“‘You know, you never beat us on the battlefield,’ I told my North Vietnamese Army counterpart, Colonel Tu, during a meeting in Hanoi a week before the fall of Saigon.
‘That may be so,’ he replied, ‘but it is also irrelevant.’”
—An American Colonel
Dark Arts in Vietnam
The Crown of Empire
Just as Robert E. Lee was assuming command of the Army of Northern Virginia, a treaty was being negotiated on the other side of the world between two fading monarchies, the conclusion of which would set in motion a chain of events that would one day bring the great-great-grandsons of Union and Confederate veterans to the steaming jungles of Vietnam, where they would fight and die by the tens of thousands.
On June 5, 1862, Vietnam’s last precolonial emperor met with emissaries of Napoleon III, the last emperor of France, and signed the Treaty of Saigon, ceding Saigon, the island of Poulo Condor, and three provinces of “Cochinchina” on the country’s southernmost edge to the French. That following year, as Grant’s Army of the Tennessee closed in on Vicksburg, the French secured three more Vietnamese ports in the Treaty of Huế, and subsequently declared Saigon the capital of French Cochinchina—a plantation colony that would endure until 1946.
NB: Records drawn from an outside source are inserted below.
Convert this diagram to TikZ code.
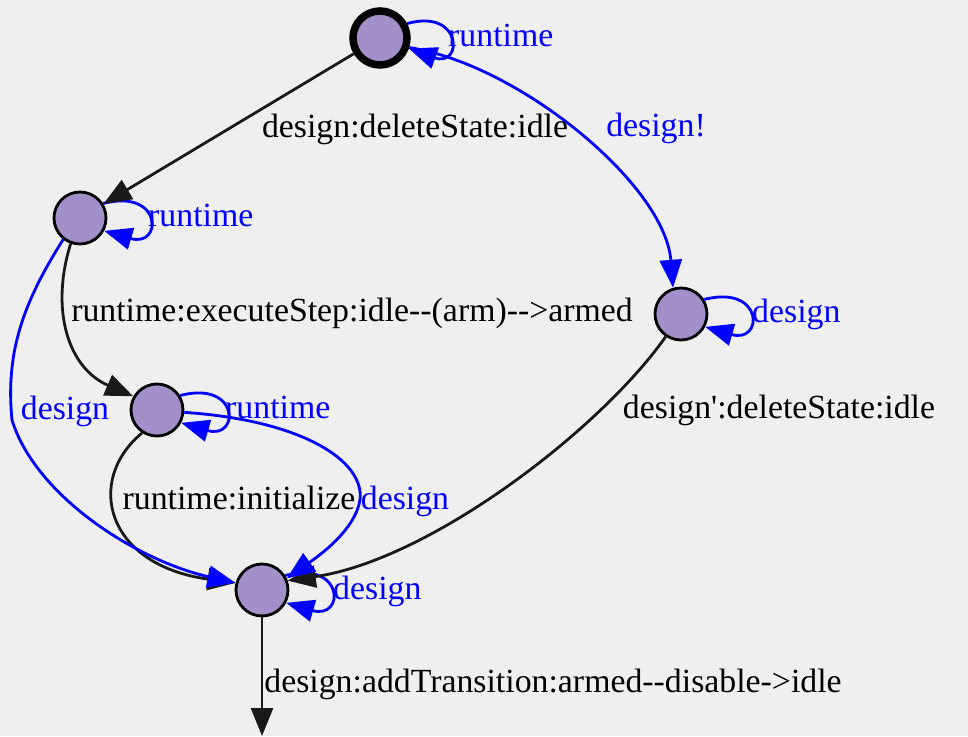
\documentclass[tikz,border=0pt]{standalone}
\usepackage{fontspec}
\setmainfont{Liberation Serif}[Ligatures=TeXOff]
\usetikzlibrary{arrows.meta,calc}
\definecolor{bgc}{RGB}{239,239,239}
\definecolor{stfill}{RGB}{163,144,203}
\definecolor{edgeblue}{RGB}{0,0,255}
\definecolor{edgeblack}{RGB}{25,25,25}
\begin{document}
\begin{tikzpicture}[x=1pt,y=1pt,
  state/.style={circle,draw=black,fill=stfill,line width=2.8pt,minimum size=52pt,inner sep=0pt},
  startstate/.style={state,line width=7.5pt,minimum size=54pt},
  blk/.style={draw=edgeblack,line width=2.8pt,-{Triangle[length=28pt,width=22pt]}},
  blu/.style={draw=edgeblue,line width=2.8pt,-{Triangle[length=28pt,width=22pt]}},
  lbl/.style={font=\fontsize{33.8}{40}\selectfont,inner sep=0pt,anchor=base},
  lblb/.style={lbl,text=edgeblue},
  lblk/.style={lbl,text=black},
]
\fill[bgc] (0,0) rectangle (968,736);
\useasboundingbox (0,0) rectangle (968,736);

\node[startstate] (n0) at (380,698) {};
\node[state] (n1) at (80,518) {};
\node[state] (n2) at (157,326) {};
\node[state] (n3) at (681,422) {};
\node[state] (n4) at (262,146) {};
\coordinate (outc) at (262,0);

% self loops
\draw[blu] (n0.28) .. controls ($(n0)+(83,30)$) and ($(n0)+(83,-30)$) .. (n0.-20);
\foreach \n in {n1,n2,n3,n4}
  \draw[blu] (\n.32) .. controls ($(\n)+(83,30)$) and ($(\n)+(83,-30)$) .. (\n.-28);

% transitions
\draw[blk] (n0) -- (n1);
\draw[blu] (n0.-18) .. controls (520,671) and (665,551) .. (n3.107);
\draw[blk] (n1.-110) .. controls (50,426) and (68,368) .. (n2.150);
\draw[blk] (n2.-123) .. controls (85,256) and (105,171) .. (n4.165);
\draw[blu] (n1.-128) .. controls (25,436) and (5,386) .. (12,316)
                     .. controls (35,241) and (135,176) .. (n4.165);
\draw[blk] (n3.-124) .. controls (600,306) and (430,176) .. (n4.20);
\draw[blu] (n2.-5) .. controls (300,316) and (365,276) .. (360,236)
                   .. controls (355,206) and (320,181) .. (n4.25);
\draw[blk] (n4) -- (outc);

% loop labels
\node[lblb,anchor=base west] (l0) at ($(n0)+(68,-9)$) {runtime};
\node[lblb,anchor=base west] (l1) at ($(n1)+(68,-9)$) {runtime};
\node[lblb,anchor=base west] (l2) at ($(n2)+(68,-9)$) {runtime};
\node[lblb,anchor=base west] (l3) at ($(n3)+(71,-9)$) {design};
\node[lblb,anchor=base west] (l4) at ($(n4)+(71,-9)$) {design};

% edge labels
\node[lblk] (e01) at (415,598) {design:deleteState:idle};
\node[lblb] (e03) at (656,599) {design!};
\node[lblk] (e12) at (352,414) {runtime:executeStep:idle-\kern0pt-(arm)-\kern0pt-\kern0pt>armed};
\node[lblb] (e14) at (65,316) {design};
\node[lblk] (e24) at (239,226) {runtime:initialize};
\node[lblb] (e24b) at (405,226) {design};
\node[lblk] (e34) at (779,317) {design\char"0027\relax:deleteState:idle};
\node[lblk] (e4o) at (553,44) {design:addTransition:armed-\kern0pt-disable->idle};
\end{tikzpicture}
\end{document}
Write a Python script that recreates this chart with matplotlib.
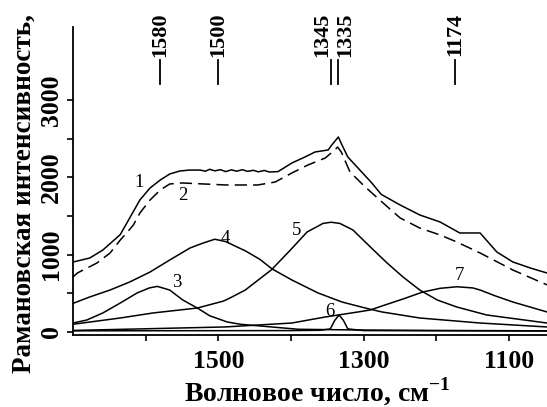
import matplotlib
matplotlib.use('Agg')
import matplotlib.pyplot as plt

plt.rcParams['font.family'] = ['Liberation Serif', 'DejaVu Serif']
plt.rcParams['mathtext.fontset'] = 'custom'
plt.rcParams['mathtext.rm'] = 'Liberation Serif'
plt.rcParams['mathtext.bf'] = 'Liberation Serif:bold'

# Raman spectrum: experimental (1), fit (2), components (3-7)
w1 = [1700, 1677, 1659, 1635, 1622, 1608, 1594, 1580, 1567, 1553, 1540, 1525,
      1518, 1512, 1505, 1497, 1490, 1482, 1475, 1467, 1460, 1452, 1445, 1437,
      1430, 1418, 1399, 1381, 1367, 1349, 1344, 1335, 1330, 1322, 1308, 1289,
      1276, 1250, 1223, 1195, 1168, 1140, 1117, 1095, 1071, 1048]
i1 = [905, 957, 1060, 1260, 1475, 1708, 1863, 1966, 2044, 2083, 2095, 2095,
      2080, 2105, 2085, 2100, 2075, 2098, 2080, 2100, 2078, 2092, 2072, 2090,
      2070, 2075, 2186, 2264, 2329, 2355, 2420, 2523, 2420, 2264, 2122, 1928,
      1780, 1643, 1514, 1423, 1281, 1281, 1035, 906, 828, 763]

w2 = [1700, 1694, 1667, 1649, 1635, 1625, 1617, 1608, 1594, 1580, 1567, 1550,
      1520, 1490, 1446, 1422, 1399, 1377, 1353, 1340, 1336, 1331, 1319, 1298,
      1275, 1250, 1223, 1195, 1172, 1140, 1095, 1054, 1048]
i2 = [711, 763, 893, 1022, 1190, 1294, 1384, 1539, 1708, 1837, 1915, 1928,
      1915, 1902, 1902, 1940, 2057, 2160, 2251, 2355, 2393, 2329, 2070, 1876,
      1682, 1475, 1345, 1255, 1164, 1022, 802, 634, 610]

w3 = [1700, 1681, 1659, 1635, 1612, 1595, 1584, 1567, 1549, 1529, 1512, 1488,
      1470, 1433, 1390, 1300, 1200, 1048]
i3 = [116, 155, 246, 375, 504, 570, 590, 543, 414, 310, 210, 130,
      100, 70, 35, 25, 20, 15]

w4 = [1700, 1677, 1649, 1622, 1594, 1567, 1539, 1521, 1505, 1490, 1480, 1463,
      1443, 1426, 1399, 1363, 1330, 1298, 1275, 1223, 1140, 1048]
i4 = [370, 453, 543, 647, 776, 931, 1087, 1151, 1200, 1170, 1125, 1050,
      940, 815, 673, 505, 388, 310, 259, 181, 116, 65]

w5 = [1700, 1635, 1590, 1529, 1493, 1484, 1463, 1427, 1401, 1378, 1356, 1345,
      1333, 1315, 1291, 1268, 1246, 1223, 1199, 1172, 1131, 1048]
i5 = [100, 181, 246, 310, 400, 440, 543, 805, 1060, 1294, 1405, 1420,
      1405, 1320, 1100, 893, 711, 543, 414, 323, 220, 116]

w6 = [1700, 1400, 1360, 1346, 1340, 1334, 1328, 1322, 1300, 1048]
i6 = [15, 18, 22, 40, 150, 220, 150, 40, 18, 12]

w7 = [1700, 1491, 1446, 1399, 1353, 1308, 1291, 1271, 1245, 1219, 1195, 1172,
      1150, 1140, 1120, 1095, 1048]
i7 = [20, 65, 90, 116, 194, 259, 285, 349, 430, 517, 565, 585,
      570, 543, 470, 388, 259]

# band positions marked at the top
bands = [1580, 1500, 1345, 1335, 1174]
band_text_x = [1580, 1500, 1357, 1326, 1174]

curve_labels = ['1', '2', '3', '4', '5', '6', '7']
label_x = [1609, 1549, 1557, 1490, 1392, 1347, 1168]
label_y = [1934, 1772, 634, 1216, 1307, 259, 737]

fig = plt.figure(figsize=(5.47, 4.07), dpi=100)
ax = fig.add_axes([73 / 547, 1 - 335 / 407, 474 / 547, 308 / 407])

lw = 1.1
ax.plot(w1, i1, color='black', lw=lw)
ax.plot(w2, i2, color='black', lw=lw, linestyle=(0, (8, 4)))
for w, i in [(w3, i3), (w4, i4), (w5, i5), (w6, i6), (w7, i7)]:
    ax.plot(w, i, color='black', lw=lw)

for txt, x, y in zip(curve_labels, label_x, label_y):
    ax.text(x, y, txt, fontsize=13.5, ha='center', va='center')

for b, bx in zip(bands, band_text_x):
    ax.plot([b, b], [3210, 3520], color='black', lw=1.3, clip_on=False)
    ax.text(bx, 3850, str(b), rotation=90, ha='center', va='center',
            fontsize=16, fontweight='bold', clip_on=False)

ax.set_xlim(1700, 1048)
ax.set_ylim(-39, 3946)

ax.spines['top'].set_visible(False)
ax.spines['right'].set_visible(False)
ax.spines['left'].set_linewidth(1.3)
ax.spines['bottom'].set_linewidth(1.3)

ax.set_xticks([1600, 1500, 1400, 1300, 1200, 1100])
ax.set_xticklabels(['', '1500', '', '1300', '', '1100'],
                   fontsize=18.5, fontweight='bold')
ax.set_yticks([0, 500, 1000, 1500, 2000, 2500, 3000])
ax.set_yticklabels(['0', '', '1000', '', '2000', '', '3000'],
                   fontsize=18.5, fontweight='bold', rotation=90, va='center')
ax.tick_params(axis='x', length=4, width=1.2, pad=7)
ax.tick_params(axis='y', length=4, width=1.2, pad=3)

fig.text(317 / 547, 1 - 401 / 407, 'Волновое число, см$^{\\mathbf{-1}}$',
         ha='center', va='baseline', fontsize=20, fontweight='bold')
fig.text(24 / 547, 1 - 194 / 407, 'Рамановская интенсивность,',
         ha='center', va='center', rotation=90, fontsize=19.5, fontweight='bold')

fig.savefig('out.png', dpi=100)
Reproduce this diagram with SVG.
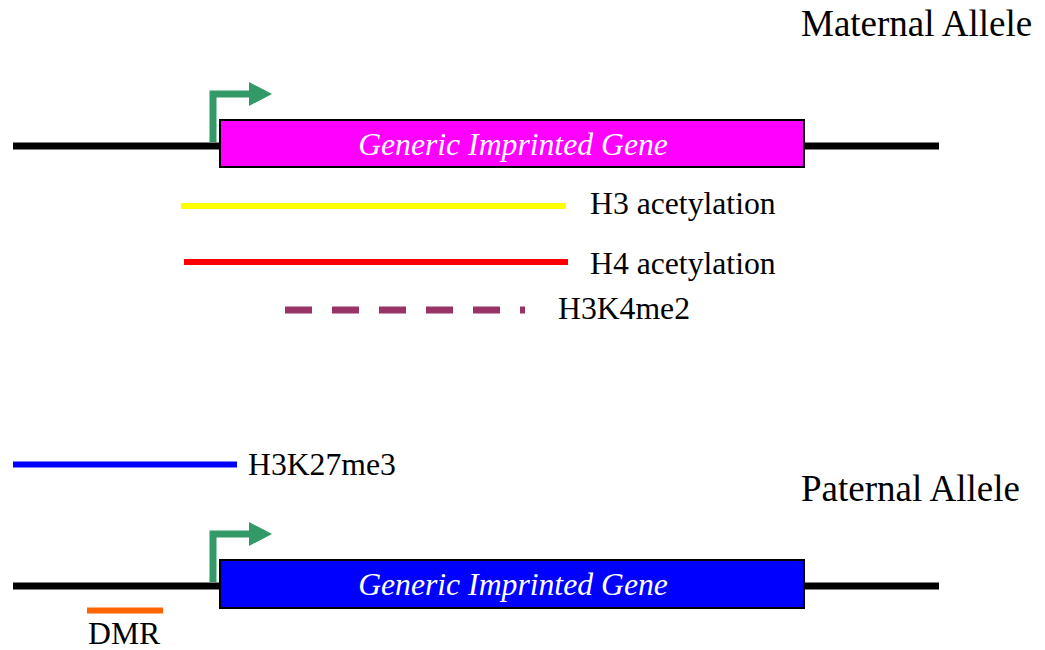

Surely few Americans north or south were aware of such developments. The future of their nation was being decided in bloody fields and forests from Virginia to Mississippi; the thought of an American empire stretching all the way to Southeast Asia and beyond could only be entertained by the most prescient and insane. But the seeds of empire were sown in the earliest days of the republic, and so decades after Appomattox, the glorious Union was ready to flex its muscle again and intervene against any uncivilized nation guilty of “loosening the ties of civilized society.” Though the country would pass through moods of isolation for the next half-century, global war would crown America an empire anyway.